## GIVEN DATA
——
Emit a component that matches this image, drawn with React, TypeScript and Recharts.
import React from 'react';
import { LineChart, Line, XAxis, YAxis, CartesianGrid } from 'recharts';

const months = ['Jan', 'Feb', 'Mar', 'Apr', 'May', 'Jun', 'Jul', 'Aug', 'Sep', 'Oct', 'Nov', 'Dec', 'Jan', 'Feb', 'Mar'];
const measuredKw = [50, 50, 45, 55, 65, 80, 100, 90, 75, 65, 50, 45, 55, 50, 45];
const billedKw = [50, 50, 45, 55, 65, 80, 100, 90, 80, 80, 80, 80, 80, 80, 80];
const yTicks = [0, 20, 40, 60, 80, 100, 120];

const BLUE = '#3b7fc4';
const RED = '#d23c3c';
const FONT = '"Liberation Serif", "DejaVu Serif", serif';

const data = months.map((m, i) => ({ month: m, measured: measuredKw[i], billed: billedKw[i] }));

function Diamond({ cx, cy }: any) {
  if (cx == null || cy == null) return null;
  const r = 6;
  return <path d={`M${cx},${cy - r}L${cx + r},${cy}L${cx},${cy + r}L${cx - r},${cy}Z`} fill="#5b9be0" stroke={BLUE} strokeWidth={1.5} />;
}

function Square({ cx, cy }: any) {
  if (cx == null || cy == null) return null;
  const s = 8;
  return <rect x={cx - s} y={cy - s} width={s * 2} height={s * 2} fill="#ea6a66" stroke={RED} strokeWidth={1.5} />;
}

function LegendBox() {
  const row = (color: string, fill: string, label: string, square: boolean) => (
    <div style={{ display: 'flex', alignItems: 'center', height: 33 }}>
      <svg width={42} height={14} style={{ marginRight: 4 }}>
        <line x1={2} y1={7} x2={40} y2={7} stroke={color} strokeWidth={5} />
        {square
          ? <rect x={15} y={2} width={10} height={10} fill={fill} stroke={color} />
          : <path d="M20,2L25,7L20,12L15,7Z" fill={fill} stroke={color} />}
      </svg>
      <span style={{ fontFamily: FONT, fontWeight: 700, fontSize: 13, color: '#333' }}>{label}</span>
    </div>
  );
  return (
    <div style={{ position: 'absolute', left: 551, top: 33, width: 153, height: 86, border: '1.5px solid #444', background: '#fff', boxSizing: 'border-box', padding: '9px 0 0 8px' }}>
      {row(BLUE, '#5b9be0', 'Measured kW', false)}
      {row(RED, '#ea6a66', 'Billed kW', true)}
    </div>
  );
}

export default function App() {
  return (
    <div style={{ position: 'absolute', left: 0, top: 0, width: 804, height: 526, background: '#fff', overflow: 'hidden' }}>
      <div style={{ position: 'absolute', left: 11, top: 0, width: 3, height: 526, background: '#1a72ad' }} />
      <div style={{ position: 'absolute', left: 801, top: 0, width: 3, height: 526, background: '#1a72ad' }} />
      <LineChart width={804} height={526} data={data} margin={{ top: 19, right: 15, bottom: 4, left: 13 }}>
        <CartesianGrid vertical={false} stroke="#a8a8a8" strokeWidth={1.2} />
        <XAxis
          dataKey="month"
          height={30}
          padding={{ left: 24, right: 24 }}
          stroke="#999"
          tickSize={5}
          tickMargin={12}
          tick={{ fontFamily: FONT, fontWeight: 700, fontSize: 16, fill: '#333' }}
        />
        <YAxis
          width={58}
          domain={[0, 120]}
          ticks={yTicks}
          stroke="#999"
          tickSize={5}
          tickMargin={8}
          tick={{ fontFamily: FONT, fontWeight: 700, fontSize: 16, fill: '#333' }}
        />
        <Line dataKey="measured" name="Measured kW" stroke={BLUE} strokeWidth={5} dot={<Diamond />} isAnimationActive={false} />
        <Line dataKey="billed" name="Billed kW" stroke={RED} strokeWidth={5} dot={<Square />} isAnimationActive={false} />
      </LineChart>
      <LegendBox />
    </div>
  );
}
——
## AIM OF THE EXERCISE
Repeat the material from above exactly, word for word.

## COMPLETE ANSWER
Emit a component that matches this image, drawn with React, TypeScript and Recharts.
import React from 'react';
import { LineChart, Line, XAxis, YAxis, CartesianGrid } from 'recharts';

const months = ['Jan', 'Feb', 'Mar', 'Apr', 'May', 'Jun', 'Jul', 'Aug', 'Sep', 'Oct', 'Nov', 'Dec', 'Jan', 'Feb', 'Mar'];
const measuredKw = [50, 50, 45, 55, 65, 80, 100, 90, 75, 65, 50, 45, 55, 50, 45];
const billedKw = [50, 50, 45, 55, 65, 80, 100, 90, 80, 80, 80, 80, 80, 80, 80];
const yTicks = [0, 20, 40, 60, 80, 100, 120];

const BLUE = '#3b7fc4';
const RED = '#d23c3c';
const FONT = '"Liberation Serif", "DejaVu Serif", serif';

const data = months.map((m, i) => ({ month: m, measured: measuredKw[i], billed: billedKw[i] }));

function Diamond({ cx, cy }: any) {
  if (cx == null || cy == null) return null;
  const r = 6;
  return <path d={`M${cx},${cy - r}L${cx + r},${cy}L${cx},${cy + r}L${cx - r},${cy}Z`} fill="#5b9be0" stroke={BLUE} strokeWidth={1.5} />;
}

function Square({ cx, cy }: any) {
  if (cx == null || cy == null) return null;
  const s = 8;
  return <rect x={cx - s} y={cy - s} width={s * 2} height={s * 2} fill="#ea6a66" stroke={RED} strokeWidth={1.5} />;
}

function LegendBox() {
  const row = (color: string, fill: string, label: string, square: boolean) => (
    <div style={{ display: 'flex', alignItems: 'center', height: 33 }}>
      <svg width={42} height={14} style={{ marginRight: 4 }}>
        <line x1={2} y1={7} x2={40} y2={7} stroke={color} strokeWidth={5} />
        {square
          ? <rect x={15} y={2} width={10} height={10} fill={fill} stroke={color} />
          : <path d="M20,2L25,7L20,12L15,7Z" fill={fill} stroke={color} />}
      </svg>
      <span style={{ fontFamily: FONT, fontWeight: 700, fontSize: 13, color: '#333' }}>{label}</span>
    </div>
  );
  return (
    <div style={{ position: 'absolute', left: 551, top: 33, width: 153, height: 86, border: '1.5px solid #444', background: '#fff', boxSizing: 'border-box', padding: '9px 0 0 8px' }}>
      {row(BLUE, '#5b9be0', 'Measured kW', false)}
      {row(RED, '#ea6a66', 'Billed kW', true)}
    </div>
  );
}

export default function App() {
  return (
    <div style={{ position: 'absolute', left: 0, top: 0, width: 804, height: 526, background: '#fff', overflow: 'hidden' }}>
      <div style={{ position: 'absolute', left: 11, top: 0, width: 3, height: 526, background: '#1a72ad' }} />
      <div style={{ position: 'absolute', left: 801, top: 0, width: 3, height: 526, background: '#1a72ad' }} />
      <LineChart width={804} height={526} data={data} margin={{ top: 19, right: 15, bottom: 4, left: 13 }}>
        <CartesianGrid vertical={false} stroke="#a8a8a8" strokeWidth={1.2} />
        <XAxis
          dataKey="month"
          height={30}
          padding={{ left: 24, right: 24 }}
          stroke="#999"
          tickSize={5}
          tickMargin={12}
          tick={{ fontFamily: FONT, fontWeight: 700, fontSize: 16, fill: '#333' }}
        />
        <YAxis
          width={58}
          domain={[0, 120]}
          ticks={yTicks}
          stroke="#999"
          tickSize={5}
          tickMargin={8}
          tick={{ fontFamily: FONT, fontWeight: 700, fontSize: 16, fill: '#333' }}
        />
        <Line dataKey="measured" name="Measured kW" stroke={BLUE} strokeWidth={5} dot={<Diamond />} isAnimationActive={false} />
        <Line dataKey="billed" name="Billed kW" stroke={RED} strokeWidth={5} dot={<Square />} isAnimationActive={false} />
      </LineChart>
      <LegendBox />
    </div>
  );
}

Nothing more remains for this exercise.